Nippur was the cult center of Sadarnunna. The Epaddanunus, "chosen house of the women" or
chosen house of the woman," is listed as her temple in the Canonical Temple List and possibly elsewhere, and it is presumed that it was located there. Since it is absent from an administrative document listing the city's temples which received provisions in the Kassite period, it has been proposed that it was a part of a sanctuary of Nuska in the Ekur complex, rather than a fully independent house of worship. Both Sadarnunna and Nuska were also worshiped in the Ešmaḫ, a shrine in the Ekur whose name means "exalted house." It is also possible that the Eš u-Enlille, "house (created) by the hand of Enlil," was dedicated to one or both of them.

Sadarnunna appears alongside Nuska in an inscription on a kudurru (boundary stone) from the Kassite period which according to Wilfred G. Lambert represents "the religious outlook of Der."

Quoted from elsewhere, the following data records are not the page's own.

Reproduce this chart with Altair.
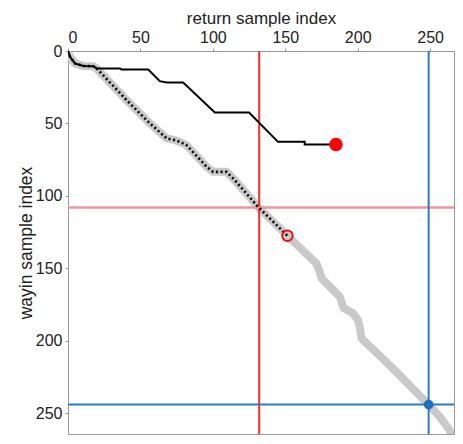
import altair as alt
import pandas as pd

# black solid path (return vs wayin matched path)
black_x = [0, 1.4, 4.8, 10.6, 17.4, 19.8, 35.9, 37, 55.4, 63.4, 68, 79.5, 101.4, 125, 145, 163.4, 163.4, 185]
black_y = [0, 4, 8.6, 10.3, 10.5, 12, 12, 12.8, 12.8, 20.8, 21.7, 21.7, 42.4, 42.4, 62.7, 62.7, 64.5, 64.5]

# gray thick path
gray_x = [0, 1.4, 4.8, 10.6, 17.4, 19.8, 40.5, 56.6, 65.7, 68.1, 73.8, 77.2, 81.9, 95.7, 100.2, 109.4, 114,
          131.2, 151.5, 171.5, 173.8, 175, 187.6, 190.3, 196.8, 200.2, 201.4, 202.6, 224.3, 248.5, 256.6,
          260, 263.4, 265.7, 267]
gray_y = [0, 4, 8.6, 10.3, 10.5, 12, 33.9, 50, 58.1, 60.3, 61.5, 62.7, 65, 79.9, 83.4, 83.4, 87.9,
          107.5, 127.5, 146.6, 152.3, 156.7, 169.6, 177.4, 181, 185.7, 190.3, 198.3, 219, 243.6, 252.3,
          256.9, 261.5, 267.2, 271]

# dotted path covers the gray path up to the open circle
n_dotted = 19

red_vline_x = [132]
pink_hline_y = [108]
blue_vline_x = [249]
blue_hline_y = [244]

red_dot = ([185], [64.5])
open_circle = ([151.5], [127.5])
blue_dot = ([249], [244])

x_ticks = [0, 50, 100, 150, 200, 250]
y_ticks = [0, 50, 100, 150, 200, 250]

FONT = "Liberation Sans"

xscale = alt.Scale(domain=[0, 266.5], nice=False, zero=False)
yscale = alt.Scale(domain=[0, 264.3], nice=False, zero=False, reverse=True)

xaxis = alt.Axis(orient="top", title="return sample index", values=x_ticks, grid=False,
                 domainColor="#999999", tickColor="#999999", tickSize=3, labelPadding=3,
                 labelFontSize=16, titleFontSize=17, labelColor="#222222", titleColor="#222222",
                 labelFont=FONT, titleFont=FONT, titleFontWeight="normal", titlePadding=2)
yaxis = alt.Axis(title="wayin sample index", values=y_ticks, grid=False,
                 domainColor="#999999", tickColor="#999999", tickSize=3, labelPadding=3,
                 labelFontSize=16, titleFontSize=17.5, labelColor="#222222", titleColor="#222222",
                 labelFont=FONT, titleFont=FONT, titleFontWeight="normal", titlePadding=0)

df_black = pd.DataFrame({"x": black_x, "y": black_y, "o": range(len(black_x))})
df_gray = pd.DataFrame({"x": gray_x, "y": gray_y, "o": range(len(gray_x))})
df_dot = df_gray.iloc[:n_dotted]

X = alt.X("x:Q", scale=xscale, axis=xaxis)
Y = alt.Y("y:Q", scale=yscale, axis=yaxis)

gray = alt.Chart(df_gray).mark_line(color="#c9c9c9", strokeWidth=8, clip=True).encode(
    x=X, y=Y, order="o:Q")

dotted = alt.Chart(df_dot).mark_line(color="#111111", strokeWidth=2.6, strokeDash=[2.2, 2.4],
                                     clip=True).encode(x=X, y=Y, order="o:Q")

black = alt.Chart(df_black).mark_line(color="#000000", strokeWidth=2, clip=True).encode(
    x=X, y=Y, order="o:Q")

vred = alt.Chart(pd.DataFrame({"x": red_vline_x})).mark_rule(color="#ff2a2a", strokeWidth=2).encode(
    x=alt.X("x:Q", scale=xscale, axis=xaxis))
hpink = alt.Chart(pd.DataFrame({"y": pink_hline_y})).mark_rule(color="#f0939b", strokeWidth=2.5).encode(
    y=alt.Y("y:Q", scale=yscale, axis=yaxis))
vblue = alt.Chart(pd.DataFrame({"x": blue_vline_x})).mark_rule(color="#2b7cc8", strokeWidth=2).encode(
    x=alt.X("x:Q", scale=xscale, axis=xaxis))
hblue = alt.Chart(pd.DataFrame({"y": blue_hline_y})).mark_rule(color="#2b7cc8", strokeWidth=2).encode(
    y=alt.Y("y:Q", scale=yscale, axis=yaxis))

p_red = alt.Chart(pd.DataFrame({"x": red_dot[0], "y": red_dot[1]})).mark_point(
    filled=True, color="#ff0000", size=180, opacity=1).encode(x=X, y=Y)
p_open = alt.Chart(pd.DataFrame({"x": open_circle[0], "y": open_circle[1]})).mark_point(
    filled=False, color="#e8101a", size=110, strokeWidth=2, opacity=1).encode(x=X, y=Y)
p_blue = alt.Chart(pd.DataFrame({"x": blue_dot[0], "y": blue_dot[1]})).mark_point(
    filled=True, color="#1f6fc0", size=95, opacity=1).encode(x=X, y=Y)

chart = alt.layer(gray, vred, hpink, vblue, hblue, dotted, black, p_red, p_open, p_blue).properties(
    width=386, height=383,
    autosize=alt.AutoSizeParams(type="none"),
    padding={"left": 60, "top": 43, "right": 1, "bottom": 1},
).configure_view(stroke="#999999", strokeWidth=1)

chart.save("out.html", embed_options={"renderer": "svg", "actions": False})
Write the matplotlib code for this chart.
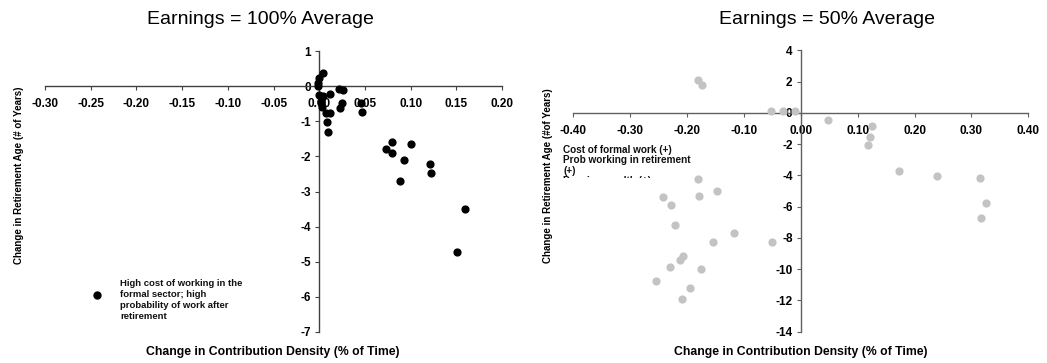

Documents from the reign of Nabonidus indicate Sadarnunna was worshiped in Harran. An inscription of this king states that he restored the local temple Eḫulḫul, the "house which gives joy," for "the gods Sin, Ningal, Nusku and Sadarnunna," who he refers to as his "lords." An inscription of his mother Adad-guppi states that he led the same deities there from Babylon in procession, and that he "performed (...) all the forgotten rites" dedicated to them. Adad-Guppi also considered herself to be a devotee of these four deities.

In the Seleucid period, Sadarnunna also came to be worshiped in Uruk, though she is absent from earlier Neo-Babylonian texts from this city. According to Julia Krul, she was introduced to the local pantheon because of her connection to Nuska. She might have been worshiped alongside him in a cella in the Bīt Rēš, "head temple," a newly built complex dedicated to Anu and Antu. During the akitu festival, she was one of the deities parading alongside the latter of these two deities, alongside the likes of Shala, Aya, Gula, Amasagnudi and Ašratum. She also appears in an inscription of a certain Anu-uballiṭ, which contains an oracular inquiry pertaining to the creation of a new statue of Ishtar, which he directed at her, Shamash, Adad and Zababa.

Lexical texts attest that the worship of Sadarnunna involved cultic boats.